Five U.S. senators have filed an amicus brief in the Supreme Court arguing that because the court has often abandoned its judicial role to partisan politics, politics could well lead to the court being “restructured in order to reduce the influence of politics.”
That’s right. The senators have made a political argument (a threat, really) intended to influence the decision of a court they insist should be immune to political considerations. And not to leave any doubt about the seriousness of their political threat, the brief is signed by Sen. Sheldon Whitehouse, D-Rhode Island, as counsel of record.
The case involves a Second Amendment challenge to a New York City regulation restricting the transportation of licensed firearms away from one’s home. The senators do put forth a legal argument worthy of the court’s consideration and relevant to the interests of members of Congress.
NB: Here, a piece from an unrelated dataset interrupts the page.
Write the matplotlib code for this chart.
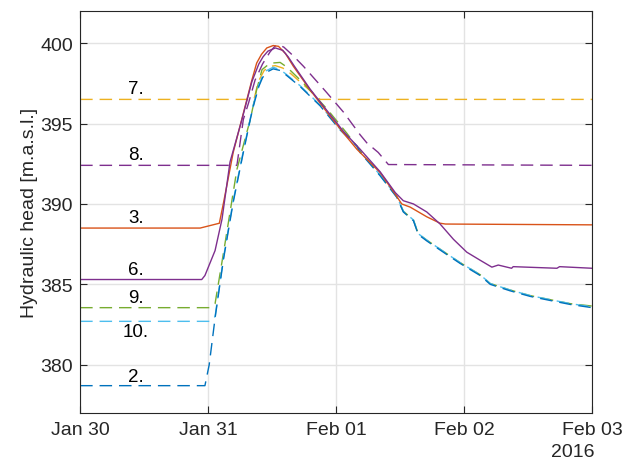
import numpy as np
import matplotlib
matplotlib.use("Agg")
import matplotlib.pyplot as plt
import matplotlib.dates as mdates
from datetime import datetime, timedelta

# hydraulic head per piezometer, hours after 2016-01-30 00:00
t2 = [0, 23.4, 24.2, 25.3, 26.9, 28.7, 30.6, 31.9, 32.5, 33.5, 34.2, 35.0,
      36.2, 37.5, 38.5, 41.25, 45, 48.75, 51.9, 52.5, 56.25, 59.4, 60.6, 62.5,
      63.4, 65, 68.1, 71.25, 75, 76.9, 80.6, 84.4, 88.1, 91.9, 96]
h2 = [378.7, 378.7, 380.0, 382.9, 386.6, 390.1, 393.2, 395.25, 396.1, 397.3,
      397.85, 398.2, 398.4, 398.3, 398.05, 397.3, 396.1, 394.6, 393.6, 393.2,
      391.75, 390.4, 389.5, 388.95, 388.1, 387.7, 387.0, 386.3, 385.55, 385.0,
      384.6, 384.25, 384.0, 383.75, 383.55]

t10 = [0, 24.6, 25.3, 26.9, 28.7, 30.6, 31.9, 32.5, 33.5, 34.2, 35.0, 36.2,
       37.5, 38.5, 41.25, 45, 48.75, 51.9, 52.5, 56.25, 59.4, 60.6, 62.5, 63.4,
       65, 68.1, 71.25, 75, 76.9, 80.6, 84.4, 88.1, 91.9, 96]
h10 = [382.7, 382.7, 383.0, 386.7, 390.2, 393.3, 395.3, 396.2, 397.4, 397.95,
       398.3, 398.5, 398.35, 398.1, 397.35, 396.15, 394.65, 393.6, 393.25,
       391.8, 390.45, 389.55, 389.0, 388.15, 387.75, 387.05, 386.35, 385.6,
       385.05, 384.65, 384.3, 384.05, 383.8, 383.6]

t9 = [0, 24.4, 25.3, 26.9, 29.4, 31.9, 33.1, 34.1, 35.6, 37.5, 38.8, 41.9,
      46.3, 50, 52.5, 56.25, 59.4, 60.6, 62.5, 63.4, 65, 68.1, 71.25, 75, 76.9,
      80.6, 84.4, 88.1, 91.9, 96]
h9 = [383.55, 383.55, 383.8, 387.0, 392.15, 395.25, 397.1, 398.35, 398.75,
      398.8, 398.5, 397.5, 395.9, 394.4, 393.3, 391.8, 390.45, 389.55, 389.0,
      388.15, 387.75, 387.05, 386.35, 385.6, 385.05, 384.65, 384.3, 384.05,
      383.8, 383.65]

t7 = [0, 32.6, 33.4, 34.5, 35.6, 36.6, 38, 39.5, 41.9, 45, 96]
h7 = [396.5, 396.5, 397.6, 398.3, 398.55, 398.6, 398.45, 398.1, 397.4, 396.5,
      396.5]

t8 = [0, 29.4, 30.6, 31.6, 32.8, 34.2, 35.6, 36.5, 37.2, 38.2, 40, 41.9, 46.3,
      49.4, 52.5, 53.75, 55.9, 57.8, 96]
h8 = [392.4, 392.4, 395.25, 396.3, 397.7, 398.7, 399.45, 399.8, 399.9, 399.75,
      399.2, 398.55, 396.9, 395.7, 394.3, 393.8, 393.2, 392.45, 392.4]

t3 = [0, 22.5, 23.1, 26.1, 26.9, 28.7, 30.3, 32.2, 33.1, 34.0, 35, 36.2, 37.2,
      38.5, 40, 43.1, 46.3, 49.4, 51.9, 56.25, 59.1, 60.3, 61.9, 65, 67.5,
      68.5, 96]
h3 = [388.5, 388.5, 388.55, 388.8, 390.1, 393.2, 395.25, 397.7, 398.76, 399.3,
      399.7, 399.85, 399.8, 399.35, 398.55, 397.1, 395.7, 394.4, 393.4, 391.95,
      390.6, 390.0, 389.8, 389.2, 388.8, 388.75, 388.7]

t6 = [0, 22.8, 23.4, 25.3, 26.6, 28.1, 30.3, 32.2, 33.5, 34.3, 35.2, 36.6, 38,
      39.0, 40.2, 43.1, 46.3, 49.4, 52.5, 56.25, 59.1, 60.6, 62.5, 65, 67.5,
      70, 72.5, 75, 77.2, 78.4, 80.9, 81.2, 89.4, 89.9, 96]
h6 = [385.3, 385.3, 385.55, 387.1, 389.05, 392.6, 395.2, 397.6, 398.7, 399.15,
      399.5, 399.7, 399.55, 399.15, 398.55, 397.15, 395.8, 394.5, 393.4, 392.0,
      390.7, 390.2, 390.0, 389.5, 388.75, 387.8, 387.0, 386.5, 386.07, 386.2,
      386.0, 386.1, 386.0, 386.1, 386.0]

names = ['7.', '8.', '3.', '6.', '9.', '10.', '2.']
label_y = [397.15, 393.1, 389.15, 385.95, 384.2, 382.05, 379.3]

blue, orange, yellow = '#0072BD', '#D95319', '#EDB120'
purple, green, cyan = '#7E2F8E', '#77AC30', '#4DBEEE'

base = datetime(2016, 1, 30)


def to_dates(hours):
    return [base + timedelta(hours=h) for h in hours]


plt.rcParams['font.family'] = ['Liberation Sans', 'DejaVu Sans']
plt.rcParams['font.size'] = 14

fig = plt.figure(figsize=(6.36, 4.60), dpi=100)
ax = fig.add_axes([0.126, 0.1, 0.805, 0.874])

dash = (0, (9, 5))
lw = 1.0
ax.plot(to_dates(t7), h7, color=yellow, lw=lw, ls=dash)
ax.plot(to_dates(t8), h8, color=purple, lw=lw, ls=dash)
ax.plot(to_dates(t9), h9, color=green, lw=lw, ls=dash)
ax.plot(to_dates(t10), h10, color=cyan, lw=lw, ls=dash)
ax.plot(to_dates(t2), h2, color=blue, lw=lw, ls=dash)
ax.plot(to_dates(t3), h3, color=orange, lw=lw)
ax.plot(to_dates(t6), h6, color=purple, lw=lw)

for name, yv in zip(names, label_y):
    ax.text(base + timedelta(hours=10.5), yv, name, ha='center', va='center',
            fontsize=13.5)

ax.set_xlim(base, base + timedelta(days=4))
ax.set_ylim(377, 402)
ax.set_yticks([380, 385, 390, 395, 400])
ax.xaxis.set_major_locator(mdates.DayLocator())
ax.xaxis.set_major_formatter(mdates.DateFormatter('%b %d'))
ax.text(1.005, -0.095, '2016', transform=ax.transAxes, ha='right',
        va='center', color='#262626')
ax.set_ylabel('Hydraulic head [m.a.s.l.]', color='#262626', labelpad=2)

ax.grid(True, color='#E3E3E3', lw=1.0)
ax.set_axisbelow(True)
ax.tick_params(direction='in', length=5, top=True, right=True,
               colors='#262626', labelcolor='#262626', width=0.8)
ax.tick_params(axis='x', pad=5.5)
ax.tick_params(axis='y', pad=5)
for sp in ax.spines.values():
    sp.set_color('#262626')
    sp.set_linewidth(0.8)

fig.savefig('out.png', dpi=100)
They contend that the case is not justiciable because the City of New York has amended the allegedly unconstitutional law leaving no case or controversy for the court to resolve. The senators should have left it at that.
Not only do the senators make a blatantly political argument before a court they claim has improperly allowed politics to influence its decisions, but they also distort the court’s record, condemn others who file amicus briefs and ignore the inherently political nature of the nomination and confirmation process prescribed in the Constitution.
In their brief, the senators state that, “From October Term 2005 through October Term 2017, this court issued 78 5-4 (or 5-3) opinions in which justices appointed by Republican presidents provided all five votes in the majority.”
Of course, this means that all four (or three) votes in the minority were justices appointed by Democrat presidents. Unspoken, but clearly implied, is that the dissenting justices were not bringing their political biases to the case. But had there been five justices appointed by Democrat presidents, there would likely have been 5-4 (or 5-3) opinions the other way — examples of which abound during other periods of the court’s history.
More to the point, the number of 5-4 opinions relative to the total number of Supreme Court opinions is few. Over the 12-year period cited in the senators’ brief, the court rendered 1024 opinions, the allegedly political decisions thus accounting for less than 8 percent of the total. After reviewing all the opinions from the most recent term, Bloomberg Law reported that the court’s “liberal justices prevailed more often in closely divided cases than did conservatives. The 10-7 count was partly due to every Republican appointee breaking ranks at least once in 5-4 or 5-3 cases.”
The headline on a Washington Post commentary on the 2018 term read: “Those 5-to-4 decisions on the Supreme Court? 9 to 0 is far more common.” “Splits get all the attention,” read the subhead, “but consensus is the rule, and that’s how it should be.”
The senators suggest that efforts to influence the court have been “industrialized.” They assert that with greater transparency the many amicus briefs filed in support of the petitioners “would likely be revealed as more akin to marionettes controlled by a puppet master than to a ground swell of support rallying to a cause.”
No doubt we are to assume that coincidence, not a puppet master, explains the nearly 20 amicus briefs in support of the respondents filed on the vary same day as the senators’ brief. The senators further contend that “the country have witnessed an accompanying explosion of strategic ‘faux’ litigation — cases fabricated to bring issues before the court when litigants presume it will give them policy victories.”
Meanwhile 20 or so Democratic attorneys general regularly file lawsuits in response to Trump administration policy initiatives.
The senators’ brief goes on at length lamenting the political nature of the confirmation process, having reference to the recent confirmation of Justice Brett Kavanaugh. They object that the National Rifle Association invested more than a million dollars in a campaign supporting Kavanaugh’s confirmation and that The Federalist Society was instrumental in the nomination and confirmation of Kavanaugh and many other Trump nominated judges.
But their protestations are difficult to take seriously. The NRA’s support for Kavanaugh is no different than Planned Parenthood’s longstanding abortion rights litmus test for Supreme Court nominees, or the Chamber of Commerce’s support for nominees thought to be favorable to business. In assigning the confirmation responsibility to the Senate, the framers did not expect the senators to temporarily rise above politics.
No doubt politics influence the members of our highest court from time to time, but threatening them with political consequences is a misuse of the judicial process and likely to exacerbate whatever problems exist.
James Huffman is dean emeritus at Lewis & Clark Law School in Portland, Oregon.